In the days leading up to the attack, the terrorists surveyed the site 42 times.
"If you can connect just two of [the surveys] out of the 42, you're going to have a better chance at preventing the attack," said Sgt. 1st Class Kevin Walker, operations sergeant at the Directorate of Emergency Services.
Now, nearly 15 years later, there is a website for community members to report suspicious activity. iWatchftmeade.org was launched a month ago as a resource for Fort Meade residents to help keep their community safe.
"It's a way to get the community involved," Walker said. "We only have so many guards, so many MPs, so many set of eyes looking at something at any given time."
Through iWatch, community members can report suspicious activities or behaviors that may indicate criminal or terrorist activity. Such suspicious activities as scoping a neighborhood or taking photographs of an area need to be reported, said Sgt. 1st Class (P) Daniel Wolfe, provost sergeant at DES.

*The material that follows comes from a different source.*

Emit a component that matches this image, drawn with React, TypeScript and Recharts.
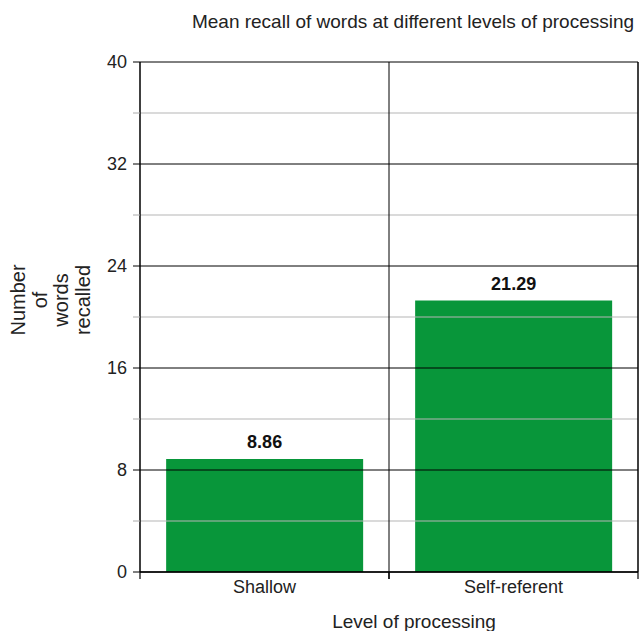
import React from "react"
import { BarChart, Bar, XAxis, YAxis, ReferenceLine, LabelList } from "recharts"

const categories = ["Shallow", "Self-referent"]
const meanRecall = [8.86, 21.29]
const majorTicks = [0, 8, 16, 24, 32, 40]
const minorTicks = [4, 12, 20, 28, 36]

const data = categories.map((name, i) => ({ name, value: meanRecall[i] }))
const allTicks = [...majorTicks, ...minorTicks].sort((a, b) => a - b)

const FONT = "'Liberation Sans', Arial, sans-serif"
const GREEN = "#08963a"
const X_MARGIN = 15

function YTick(props: any) {
  const { x, y, payload } = props
  const major = majorTicks.includes(payload.value)
  return (
    <g>
      <line x1={x + 6} x2={x + 13} y1={y} y2={y} stroke={major ? "#000" : "#aaa"} strokeWidth={1} />
      {major && (
        <text x={x} y={y} dy="0.36em" textAnchor="end" fontSize={18} fontFamily={FONT} fill="#222">
          {payload.value}
        </text>
      )}
    </g>
  )
}

// category label plus small tick marks at both edges of the band
function XTick(props: any) {
  const { x, y, payload } = props
  const half = payload.offset || 0
  const y0 = y - X_MARGIN
  return (
    <g>
      <line x1={x - half} x2={x - half} y1={y0} y2={y0 + 7} stroke="#000" strokeWidth={1.2} />
      <line x1={x + half} x2={x + half} y1={y0} y2={y0 + 7} stroke="#000" strokeWidth={1.2} />
      <text x={x} y={y} dy="0.36em" textAnchor="middle" fontSize={18} fontFamily={FONT} fill="#222">
        {payload.value}
      </text>
    </g>
  )
}

export default function App() {
  return (
    <div style={{ position: "absolute", left: 0, top: 0, width: 639, height: 631, background: "#fff" }}>
      <BarChart
        width={639}
        height={631}
        data={data}
        margin={{ top: 62, right: 1, left: 0, bottom: 0 }}
        barCategoryGap="10.5%"
      >
        <XAxis
          dataKey="name"
          height={59}
          axisLine={{ stroke: "#000", strokeWidth: 1.5 }}
          tickLine={false}
          tickSize={0}
          tickMargin={X_MARGIN}
          interval={0}
          tick={<XTick />}
        />
        <YAxis
          width={140}
          domain={[0, 40]}
          ticks={allTicks}
          interval={0}
          axisLine={{ stroke: "#000", strokeWidth: 1.5 }}
          tickLine={false}
          tickSize={7}
          tickMargin={6}
          tick={<YTick />}
        />
        {minorTicks.map((t) => (
          <ReferenceLine key={"mi" + t} y={t} stroke="#b5b5b5" strokeWidth={1} />
        ))}
        {majorTicks.map((t) => (
          <ReferenceLine key={"ma" + t} y={t} stroke="#000" strokeWidth={1} />
        ))}
        <ReferenceLine x={categories[1]} position="start" stroke="#000" strokeWidth={1} />
        <ReferenceLine x={categories[1]} position="end" stroke="#000" strokeWidth={1.5} />
        <Bar dataKey="value" fill={GREEN} isAnimationActive={false}>
          <LabelList
            dataKey="value"
            position="top"
            offset={11}
            formatter={(v: any) => Number(v).toFixed(2)}
            style={{ fontSize: 18, fontWeight: 700, fontFamily: FONT, fill: "#111" }}
          />
        </Bar>
      </BarChart>
      <svg width={639} height={631} style={{ position: "absolute", left: 0, top: 0, pointerEvents: "none" }}>
        <text x={413} y={28} textAnchor="middle" fontSize={19} fontFamily={FONT} fill="#222">
          Mean recall of words at different levels of processing
        </text>
        <text x={414} y={628} textAnchor="middle" fontSize={19} fontFamily={FONT} fill="#222">
          Level of processing
        </text>
        {["Number", "of", "words", "recalled"].map((w, i) => {
          const bx = 25 + i * 21.7
          return (
            <text
              key={w}
              x={bx}
              y={300}
              textAnchor="middle"
              fontSize={20}
              fontFamily={FONT}
              fill="#222"
              transform={`rotate(-90, ${bx}, 300)`}
            >
              {w}
            </text>
          )
        })}
      </svg>
    </div>
  )
}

"If it's something that they think can possibly be leading up to a crime or a terrorist activity, they can report it through iWatch," he said.
If someone sees a crime taking place, the individual should call 911 immediately, Wolfe said.
Once the iWatch report has been filed, DES will enter the information into the system.
If DES receives more data about the report, the military police will be able to access the original report and add the new information. These reports will be sent to other agencies to monitor the activity and possibly identify a trend.
By sharing the information with other agencies such as civilian police forces and emergency services at other installations, potential crimes or attacks can be pieced together before they happen, Wolfe said.
"Say Fort Myers [in Virginia] is reporting a red sedan and a certain description of a male, and three days later Fort Meade does the same thing. It's going to be pieced together and reported to senior leaders," Wolfe said.
Wolfe used the Sept. 11 attacks as an example for how iWatch can help prevent attacks. Had various suspicious activities been reported at the time, someone may have been able to put all the reports together and prevent the attack.
"If somebody from another installation is seeing one thing and then I see it and then Fort Detrick sees it, that's a trend," Wolfe said. "The proper personnel needs to see that kind of stuff so they can start piecing the puzzle together."
Both Wolfe and Walker said the iWatch program relies on the community to take notice of suspicious activities or behaviors, and that it is critical for the community to report what they see.
For example, if a suspicious person enters a Fort Meade office, the individual should be reported because that person doesn't "just do one thing -- they do different things" that may indicate a pattern, Walker said. "And if we can tie a bunch of them together, that's beautiful."